=== Directions ===
Locate the word "with" in the material, then show every line that holds it.

=== Supplied information ===
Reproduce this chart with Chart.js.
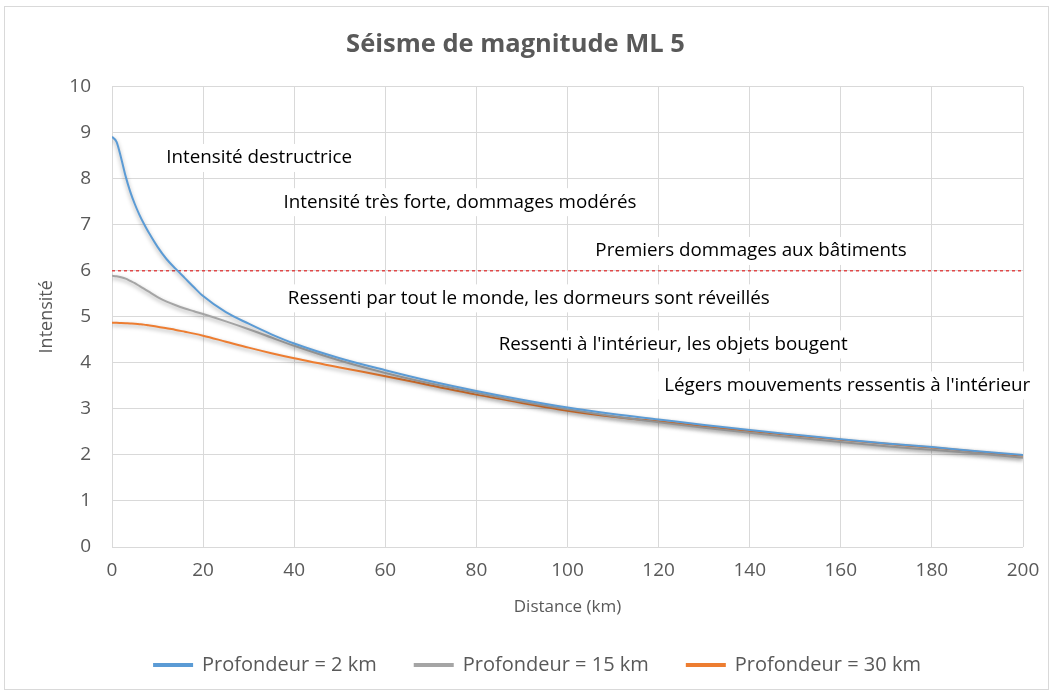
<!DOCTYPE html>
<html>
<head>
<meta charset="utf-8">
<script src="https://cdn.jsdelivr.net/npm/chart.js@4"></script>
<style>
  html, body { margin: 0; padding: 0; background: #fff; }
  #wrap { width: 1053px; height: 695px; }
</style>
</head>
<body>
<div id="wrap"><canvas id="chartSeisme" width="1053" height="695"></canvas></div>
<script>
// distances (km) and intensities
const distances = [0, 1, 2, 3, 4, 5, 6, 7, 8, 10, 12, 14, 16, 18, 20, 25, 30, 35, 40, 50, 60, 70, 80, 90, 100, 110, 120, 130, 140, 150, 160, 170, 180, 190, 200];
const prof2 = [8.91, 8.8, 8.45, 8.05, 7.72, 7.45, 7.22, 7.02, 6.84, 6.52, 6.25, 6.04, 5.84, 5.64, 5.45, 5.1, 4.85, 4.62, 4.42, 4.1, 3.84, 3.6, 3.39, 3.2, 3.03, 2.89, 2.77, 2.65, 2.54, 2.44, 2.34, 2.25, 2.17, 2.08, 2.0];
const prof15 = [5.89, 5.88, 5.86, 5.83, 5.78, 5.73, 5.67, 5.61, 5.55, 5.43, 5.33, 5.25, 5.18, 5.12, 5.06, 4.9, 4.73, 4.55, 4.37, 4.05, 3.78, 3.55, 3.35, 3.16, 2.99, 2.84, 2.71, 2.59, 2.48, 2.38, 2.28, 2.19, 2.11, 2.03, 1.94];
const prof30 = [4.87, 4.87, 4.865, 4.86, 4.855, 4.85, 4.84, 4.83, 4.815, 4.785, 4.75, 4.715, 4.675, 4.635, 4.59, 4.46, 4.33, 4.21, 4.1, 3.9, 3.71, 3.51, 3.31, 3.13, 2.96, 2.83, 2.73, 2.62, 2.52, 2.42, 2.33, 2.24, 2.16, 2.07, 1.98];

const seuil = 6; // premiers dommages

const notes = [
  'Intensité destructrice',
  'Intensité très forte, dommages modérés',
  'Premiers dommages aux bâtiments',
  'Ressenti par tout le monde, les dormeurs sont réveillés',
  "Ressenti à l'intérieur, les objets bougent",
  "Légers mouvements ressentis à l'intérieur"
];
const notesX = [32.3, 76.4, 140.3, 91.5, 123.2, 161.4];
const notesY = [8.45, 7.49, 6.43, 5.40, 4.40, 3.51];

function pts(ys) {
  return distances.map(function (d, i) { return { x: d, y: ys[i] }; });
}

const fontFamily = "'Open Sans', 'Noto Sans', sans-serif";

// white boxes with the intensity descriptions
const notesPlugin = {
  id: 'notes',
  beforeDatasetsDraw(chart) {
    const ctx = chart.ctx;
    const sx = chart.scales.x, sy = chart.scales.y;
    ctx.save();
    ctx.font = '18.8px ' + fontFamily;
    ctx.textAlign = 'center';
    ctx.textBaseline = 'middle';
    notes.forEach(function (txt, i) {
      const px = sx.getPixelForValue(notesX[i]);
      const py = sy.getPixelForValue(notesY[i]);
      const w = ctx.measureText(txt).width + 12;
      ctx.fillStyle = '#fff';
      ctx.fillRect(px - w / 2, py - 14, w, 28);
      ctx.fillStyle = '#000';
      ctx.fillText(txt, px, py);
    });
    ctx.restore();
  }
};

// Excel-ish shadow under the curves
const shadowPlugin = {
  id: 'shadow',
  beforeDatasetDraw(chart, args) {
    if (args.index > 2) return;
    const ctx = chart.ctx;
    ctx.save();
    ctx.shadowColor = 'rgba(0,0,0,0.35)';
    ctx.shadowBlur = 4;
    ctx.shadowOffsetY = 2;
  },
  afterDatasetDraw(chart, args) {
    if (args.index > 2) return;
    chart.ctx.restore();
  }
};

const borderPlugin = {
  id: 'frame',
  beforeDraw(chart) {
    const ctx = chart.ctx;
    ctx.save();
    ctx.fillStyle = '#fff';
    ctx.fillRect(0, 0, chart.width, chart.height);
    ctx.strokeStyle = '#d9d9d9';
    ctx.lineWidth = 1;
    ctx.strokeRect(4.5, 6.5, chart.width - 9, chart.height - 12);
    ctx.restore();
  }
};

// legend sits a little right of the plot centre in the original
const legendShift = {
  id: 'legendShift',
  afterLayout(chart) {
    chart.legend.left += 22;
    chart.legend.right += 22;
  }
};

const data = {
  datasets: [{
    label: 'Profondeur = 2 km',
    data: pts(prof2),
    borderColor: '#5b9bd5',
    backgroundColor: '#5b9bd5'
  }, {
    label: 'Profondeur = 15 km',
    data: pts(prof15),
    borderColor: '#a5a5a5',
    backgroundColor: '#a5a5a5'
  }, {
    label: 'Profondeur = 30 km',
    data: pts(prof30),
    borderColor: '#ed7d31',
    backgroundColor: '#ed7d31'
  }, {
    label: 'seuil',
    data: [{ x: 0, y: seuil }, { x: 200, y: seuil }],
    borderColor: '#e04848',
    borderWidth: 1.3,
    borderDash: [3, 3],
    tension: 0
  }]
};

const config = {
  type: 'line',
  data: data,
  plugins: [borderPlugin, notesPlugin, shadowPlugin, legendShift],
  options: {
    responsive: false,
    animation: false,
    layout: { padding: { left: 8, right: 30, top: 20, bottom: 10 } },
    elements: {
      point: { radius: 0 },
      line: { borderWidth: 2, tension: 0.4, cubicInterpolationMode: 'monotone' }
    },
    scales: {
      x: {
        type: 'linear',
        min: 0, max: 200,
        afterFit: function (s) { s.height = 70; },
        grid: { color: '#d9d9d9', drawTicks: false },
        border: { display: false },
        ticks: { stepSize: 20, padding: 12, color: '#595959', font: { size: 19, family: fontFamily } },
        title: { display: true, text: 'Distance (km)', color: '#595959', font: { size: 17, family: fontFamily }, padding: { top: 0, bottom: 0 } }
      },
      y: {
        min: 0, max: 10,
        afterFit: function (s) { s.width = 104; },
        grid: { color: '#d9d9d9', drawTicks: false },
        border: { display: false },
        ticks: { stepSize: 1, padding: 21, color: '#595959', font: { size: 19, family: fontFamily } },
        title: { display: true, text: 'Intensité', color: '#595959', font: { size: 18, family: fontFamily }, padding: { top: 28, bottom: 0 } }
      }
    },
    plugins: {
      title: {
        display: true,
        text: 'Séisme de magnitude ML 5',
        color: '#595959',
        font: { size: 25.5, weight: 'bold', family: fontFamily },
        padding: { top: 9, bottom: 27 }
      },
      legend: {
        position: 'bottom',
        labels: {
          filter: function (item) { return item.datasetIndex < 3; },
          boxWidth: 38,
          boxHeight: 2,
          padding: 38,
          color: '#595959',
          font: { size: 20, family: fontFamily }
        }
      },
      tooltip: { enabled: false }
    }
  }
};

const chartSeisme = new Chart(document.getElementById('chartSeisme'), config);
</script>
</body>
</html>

=== Task output ===
Reproduce this chart with Chart.js.
// white boxes with the intensity descriptions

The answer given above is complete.